YOUR INSTRUCTIONS:
Look through the lines below and extract each one that contains "script".

RECORDS TO PROCESS:

····················

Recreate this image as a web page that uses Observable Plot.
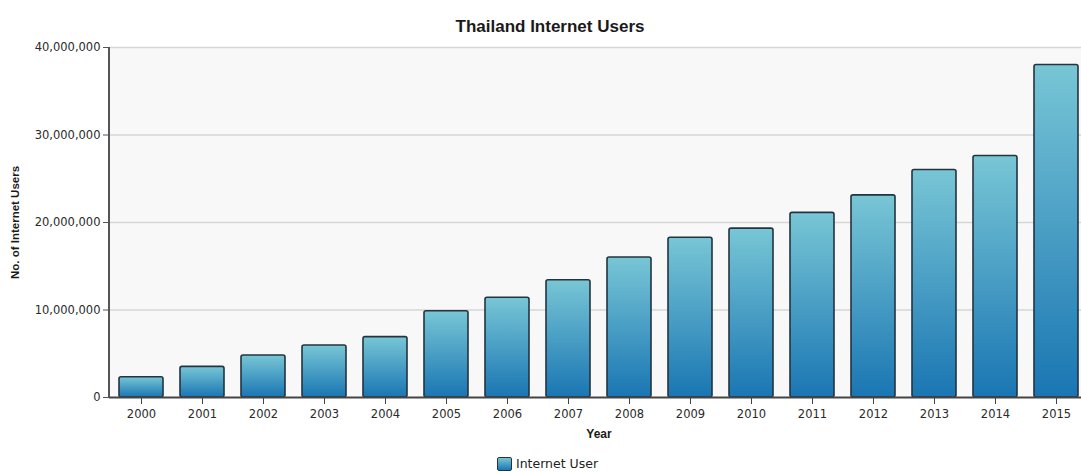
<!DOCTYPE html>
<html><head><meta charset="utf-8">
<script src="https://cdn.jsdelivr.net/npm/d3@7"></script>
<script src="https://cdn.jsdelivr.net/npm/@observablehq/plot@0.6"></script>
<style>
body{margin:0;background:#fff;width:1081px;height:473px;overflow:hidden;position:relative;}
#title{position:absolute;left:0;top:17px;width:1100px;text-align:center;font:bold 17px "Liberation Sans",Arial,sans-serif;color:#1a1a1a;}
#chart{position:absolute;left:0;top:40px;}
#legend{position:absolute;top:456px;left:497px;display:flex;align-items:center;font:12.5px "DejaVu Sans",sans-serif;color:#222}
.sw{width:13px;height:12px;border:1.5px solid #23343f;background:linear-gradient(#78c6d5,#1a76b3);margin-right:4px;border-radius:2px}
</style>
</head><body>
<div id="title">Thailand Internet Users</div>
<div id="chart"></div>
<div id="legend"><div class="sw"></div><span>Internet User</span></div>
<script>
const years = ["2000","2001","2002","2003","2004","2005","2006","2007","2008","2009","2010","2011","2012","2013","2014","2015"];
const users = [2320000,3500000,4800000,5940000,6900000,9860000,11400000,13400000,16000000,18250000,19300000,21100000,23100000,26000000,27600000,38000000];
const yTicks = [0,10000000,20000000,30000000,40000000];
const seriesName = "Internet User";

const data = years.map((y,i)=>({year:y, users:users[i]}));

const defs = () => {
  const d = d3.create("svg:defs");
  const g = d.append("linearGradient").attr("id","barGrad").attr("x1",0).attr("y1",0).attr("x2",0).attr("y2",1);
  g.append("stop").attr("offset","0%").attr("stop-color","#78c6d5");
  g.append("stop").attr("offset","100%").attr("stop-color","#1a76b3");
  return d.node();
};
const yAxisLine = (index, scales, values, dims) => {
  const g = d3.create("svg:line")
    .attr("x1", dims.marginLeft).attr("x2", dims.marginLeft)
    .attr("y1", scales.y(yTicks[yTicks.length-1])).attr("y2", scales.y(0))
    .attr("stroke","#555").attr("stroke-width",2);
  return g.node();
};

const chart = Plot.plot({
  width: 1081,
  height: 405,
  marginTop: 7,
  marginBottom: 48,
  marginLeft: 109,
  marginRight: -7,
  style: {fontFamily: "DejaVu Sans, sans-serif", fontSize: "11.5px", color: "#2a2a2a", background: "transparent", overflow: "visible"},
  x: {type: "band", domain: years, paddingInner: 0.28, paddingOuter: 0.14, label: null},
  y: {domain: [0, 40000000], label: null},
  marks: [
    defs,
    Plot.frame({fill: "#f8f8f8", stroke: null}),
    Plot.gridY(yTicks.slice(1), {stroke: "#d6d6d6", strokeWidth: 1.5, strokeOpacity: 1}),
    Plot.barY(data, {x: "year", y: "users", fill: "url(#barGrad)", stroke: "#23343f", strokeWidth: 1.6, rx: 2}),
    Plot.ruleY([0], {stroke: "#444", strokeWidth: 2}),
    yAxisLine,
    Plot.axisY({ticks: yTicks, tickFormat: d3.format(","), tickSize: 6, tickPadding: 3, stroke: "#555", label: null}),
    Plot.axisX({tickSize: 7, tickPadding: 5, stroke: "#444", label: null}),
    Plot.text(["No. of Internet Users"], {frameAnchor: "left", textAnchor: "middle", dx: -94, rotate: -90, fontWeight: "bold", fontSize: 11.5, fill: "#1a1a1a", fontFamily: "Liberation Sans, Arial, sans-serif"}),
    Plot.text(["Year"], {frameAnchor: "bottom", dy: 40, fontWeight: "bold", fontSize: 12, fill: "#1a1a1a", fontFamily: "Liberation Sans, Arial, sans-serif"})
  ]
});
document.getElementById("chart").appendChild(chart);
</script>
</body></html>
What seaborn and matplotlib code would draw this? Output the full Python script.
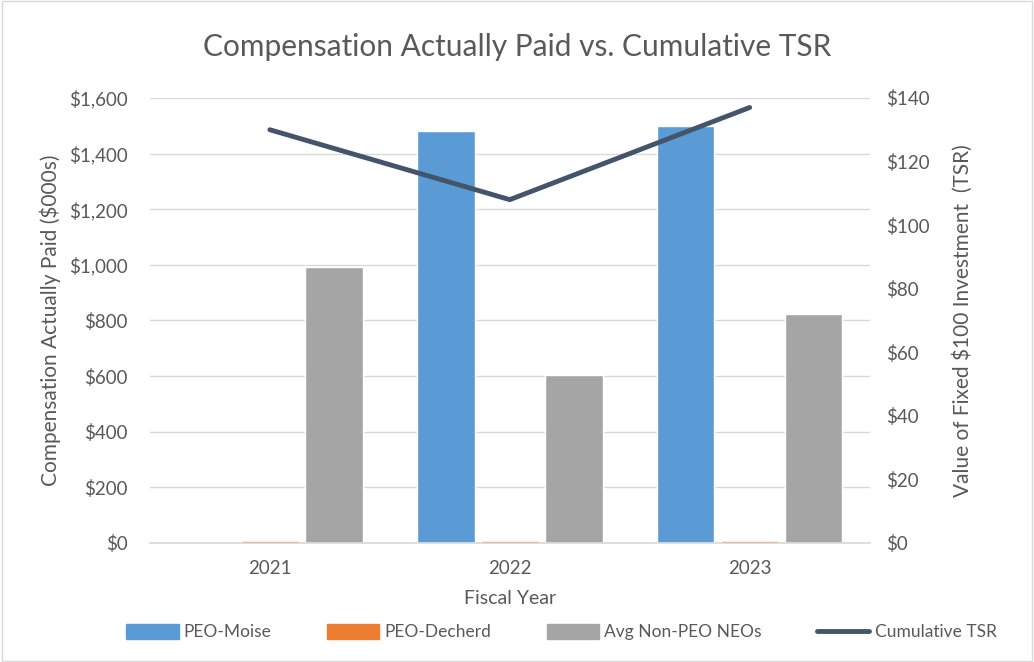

····················

EXPECTED ANSWER:
<script src="https://cdn.jsdelivr.net/npm/d3@7"></script>
<script src="https://cdn.jsdelivr.net/npm/@observablehq/plot@0.6"></script>
<script>
</script>
What seaborn and matplotlib code would draw this? Output the full Python script.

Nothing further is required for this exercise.